Untangling the Cosmic Web: Cosmology in the connections between galaxies and the large-scale structure of the Universe

Abstract

We live in a massive web of dark matter which is illuminated by galaxies. Large cosmological surveys map out the positions of galaxies across cosmic time to explore how this structure evolves and the forces which drive it: gravity and dark energy. But galaxies are not indifferent inhabitants of the cosmic web. Large-scale gravitational forces leave detectable imprints on galaxies, affecting their motions, shapes, and orientations. This dissertation untangles these correlations and provides insights into their nature, how they bias cosmological measurements, and original methods for unlocking their potential as a direct cosmological probe. The intrinsic alignment of galaxies (IA) is a subtle effect that is only detectable with tens of thousands of galaxies. Large galaxies surveys like the Dark Energy Spectroscopic Instrument (DESI) have provided the strictest constraints yet on the nature of dark energy, but are also uniquely susceptible to the effects of IA. IA is most commonly studied as a bias for weak lensing measurements: a method of measuring underlying matter through the gravitational distortion it creates in the light of distant galaxies.
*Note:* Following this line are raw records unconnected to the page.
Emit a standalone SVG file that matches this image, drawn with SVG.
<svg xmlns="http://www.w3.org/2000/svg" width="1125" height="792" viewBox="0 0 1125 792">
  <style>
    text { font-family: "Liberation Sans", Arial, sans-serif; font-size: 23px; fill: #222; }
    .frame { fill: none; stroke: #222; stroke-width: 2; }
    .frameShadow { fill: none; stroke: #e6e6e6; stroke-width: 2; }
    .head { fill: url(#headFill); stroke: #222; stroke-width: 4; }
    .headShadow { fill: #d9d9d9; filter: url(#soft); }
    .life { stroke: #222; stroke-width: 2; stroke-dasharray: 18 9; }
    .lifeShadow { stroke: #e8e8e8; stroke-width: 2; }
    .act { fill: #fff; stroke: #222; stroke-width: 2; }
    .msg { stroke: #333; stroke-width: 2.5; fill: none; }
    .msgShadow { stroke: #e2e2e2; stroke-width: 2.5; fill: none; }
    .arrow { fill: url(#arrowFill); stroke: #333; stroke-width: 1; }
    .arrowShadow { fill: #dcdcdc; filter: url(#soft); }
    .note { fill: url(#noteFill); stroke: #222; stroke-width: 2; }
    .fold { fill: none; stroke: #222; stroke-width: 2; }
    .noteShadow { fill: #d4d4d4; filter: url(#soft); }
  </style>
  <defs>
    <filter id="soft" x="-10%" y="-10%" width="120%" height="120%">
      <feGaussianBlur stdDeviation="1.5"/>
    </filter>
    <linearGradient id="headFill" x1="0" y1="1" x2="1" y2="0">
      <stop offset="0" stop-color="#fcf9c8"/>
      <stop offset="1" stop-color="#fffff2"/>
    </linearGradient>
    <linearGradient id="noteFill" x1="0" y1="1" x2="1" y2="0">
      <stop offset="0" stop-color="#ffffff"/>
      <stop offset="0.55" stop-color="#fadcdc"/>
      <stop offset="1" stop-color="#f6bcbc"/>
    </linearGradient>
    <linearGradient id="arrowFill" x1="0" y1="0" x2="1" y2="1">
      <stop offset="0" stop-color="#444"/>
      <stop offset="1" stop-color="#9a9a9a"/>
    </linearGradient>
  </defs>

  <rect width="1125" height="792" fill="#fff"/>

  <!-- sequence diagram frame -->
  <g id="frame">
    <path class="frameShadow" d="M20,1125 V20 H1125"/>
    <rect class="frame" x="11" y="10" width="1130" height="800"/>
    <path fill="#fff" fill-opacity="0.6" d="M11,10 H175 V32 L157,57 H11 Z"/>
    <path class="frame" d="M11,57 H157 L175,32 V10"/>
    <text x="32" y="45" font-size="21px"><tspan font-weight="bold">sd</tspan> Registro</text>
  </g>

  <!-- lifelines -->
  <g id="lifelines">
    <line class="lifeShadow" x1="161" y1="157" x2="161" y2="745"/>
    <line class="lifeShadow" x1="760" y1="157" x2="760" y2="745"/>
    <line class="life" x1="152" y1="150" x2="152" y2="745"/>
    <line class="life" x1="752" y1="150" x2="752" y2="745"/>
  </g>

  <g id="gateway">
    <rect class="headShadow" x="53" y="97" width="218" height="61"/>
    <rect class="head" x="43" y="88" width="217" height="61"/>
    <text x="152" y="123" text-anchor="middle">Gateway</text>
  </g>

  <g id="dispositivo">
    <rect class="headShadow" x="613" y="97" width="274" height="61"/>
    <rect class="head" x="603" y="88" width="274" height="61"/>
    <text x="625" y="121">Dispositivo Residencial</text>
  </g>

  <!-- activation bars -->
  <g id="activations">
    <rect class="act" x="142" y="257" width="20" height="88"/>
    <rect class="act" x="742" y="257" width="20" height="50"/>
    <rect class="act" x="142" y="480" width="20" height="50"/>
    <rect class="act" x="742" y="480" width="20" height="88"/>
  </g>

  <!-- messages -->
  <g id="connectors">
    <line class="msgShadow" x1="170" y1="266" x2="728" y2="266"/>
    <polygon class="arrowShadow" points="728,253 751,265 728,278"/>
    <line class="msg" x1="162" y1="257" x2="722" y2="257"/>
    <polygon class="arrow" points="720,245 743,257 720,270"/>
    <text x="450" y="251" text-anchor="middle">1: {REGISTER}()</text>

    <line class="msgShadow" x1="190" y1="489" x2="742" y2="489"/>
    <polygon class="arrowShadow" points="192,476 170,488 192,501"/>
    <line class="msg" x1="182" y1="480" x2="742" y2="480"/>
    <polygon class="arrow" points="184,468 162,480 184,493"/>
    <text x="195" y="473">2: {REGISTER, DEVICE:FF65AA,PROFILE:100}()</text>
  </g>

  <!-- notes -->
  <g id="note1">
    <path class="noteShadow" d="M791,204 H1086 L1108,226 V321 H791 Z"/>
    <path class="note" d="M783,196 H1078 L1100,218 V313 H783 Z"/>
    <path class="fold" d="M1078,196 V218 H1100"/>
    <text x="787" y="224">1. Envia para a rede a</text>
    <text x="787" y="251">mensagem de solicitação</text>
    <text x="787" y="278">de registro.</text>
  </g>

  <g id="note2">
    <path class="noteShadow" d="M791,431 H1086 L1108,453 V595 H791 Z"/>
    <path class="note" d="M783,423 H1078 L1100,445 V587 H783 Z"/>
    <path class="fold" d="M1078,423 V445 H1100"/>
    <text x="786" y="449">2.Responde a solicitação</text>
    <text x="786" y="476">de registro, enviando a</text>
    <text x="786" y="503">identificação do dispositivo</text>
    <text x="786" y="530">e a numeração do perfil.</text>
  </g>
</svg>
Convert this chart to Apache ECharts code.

This dissertation explores how IA can also affect galaxy clustering in DESI, biasing measurements of redshift-space distortions (RSD). We demonstrate that, if unaccounted for, IA will combine with an orientation-dependent selection effect to lower the measured growth rate of structure, particularly at high redshifts. Given the advancements of large cosmological surveys, we also revisit traditional IA methods and propose alternative estimators for measuring them in the presence of RSD. Although IA can trace large-scale structure and the cosmological effects that form it, practical applications are limited by difficulties in directly detecting IA in blue, faint, and distant galaxies. This dissertation documents these difficulties and identifies a novel approach to circumvent them: multiplet alignment. By detecting correlations between the orientations of small galaxy groups and the underlying dark matter, we show that small-scale galaxy clustering preserves an interpretable memory of the cosmic web. It can be used to uniquely explore the fingerprints left on galaxies by dark energy and gravity, probing their fundamental nature. These insights into the nature of IA and optimal measurement methods will advance the power of large and upcoming cosmological surveys.